Foto: María Luisa Severiano/
archivo La Jornada |
– Yo nunca lo conocí personalmente. Lo vi una vez cuando me enviaron del diario La Opinión a hacerle una entrevista. Borges la había aceptado, pero ocurrió que su mamá había caído enferma y la entrevista no se pudo llevar a cabo, cosa que lamento. Desde luego mi acercamiento con su poesía fue muy temprano en mi vida. Soy un hombre que ha militado en las izquierdas y que ha chocado en conciliación con Borges con otros escritores de izquierda, que lo consideraban un reaccionario desde el punto de vista político. A ellos ciegamente les impedía apreciar la obra de Borges propiamente dicha. Él nunca fue un reaccionario ni fascista, sino un conservador. A veces es bueno conservar la cultura y la historia. En ese sentido soy también un conservador, que en definitiva consiste en mantener la transmisión poética. Pienso que no se puede considerar la obra de un poeta a partir de determinada sociedad política.

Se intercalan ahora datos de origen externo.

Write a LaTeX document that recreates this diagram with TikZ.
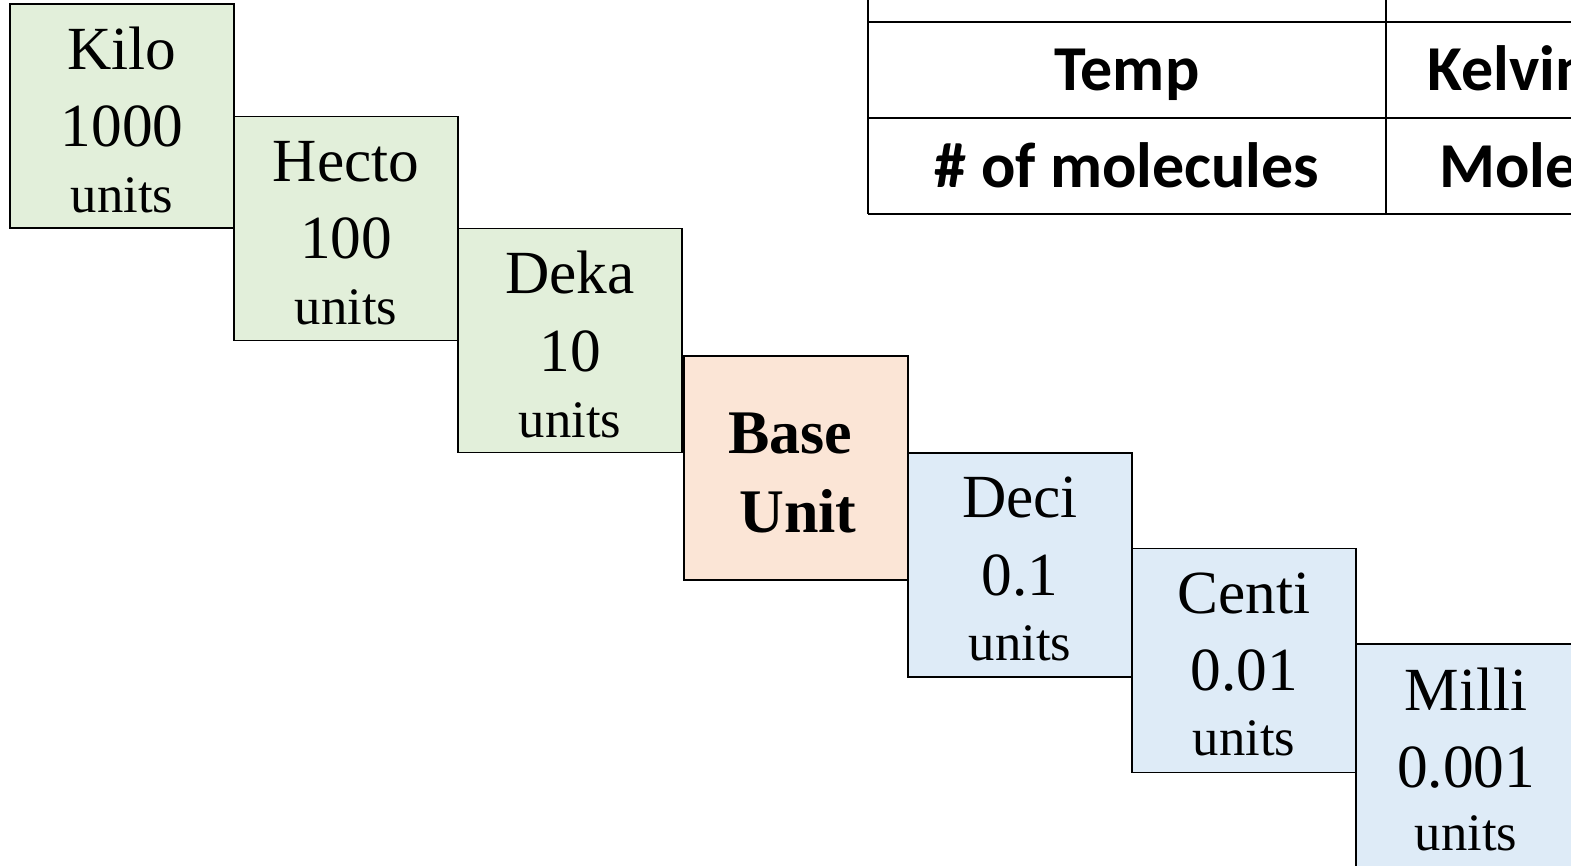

Hay algo que se hospeda en la concepción poética que es la lengua, lo que ella trae, evoca, arrastra y silencia en un terreno mucho más enorme, porque es un espacio que tiene que ver con la vivencia de todos los días, la gente, la música, las lecturas y con la realidad que es mucho más amplia, y no con el terrenito de las ideas políticas. Hay un episodio de Borges muy significativo. Julio Cortázar era defensor de la Revolución cubana y sandinista, y cuando falleció le dedicaron varias notas en los suplementos de los diarios de Argentina. En La Nación, por ejemplo, un periódico conservador muy bien escrito, aparecieron opiniones de distintos escritores; algunas eran francamente mezquinas, porque lo estaban juzgando a él por sus ideas de izquierda. En cambio, Borges escribió en Clarín un artículo muy conmovedor, contando que cuando era secretario de redacción de la revista Los Anales de Buenos Aires había sido el primero en publicarle un cuento a Cortázar, “Casa tomada”, aludiendo a ese silencio literario del autor fallecido. Borges concluye que lo que queda de un novelista, poeta o artista, son dos cosas importantes: la obra y la integridad, y por lo tanto Cortázar fue un hombre íntegro y un gran escritor. Esto es una lección de grandeza y, sobre todo, de buena ubicación en el terreno desde donde hay que leer la obra de cualquier autor.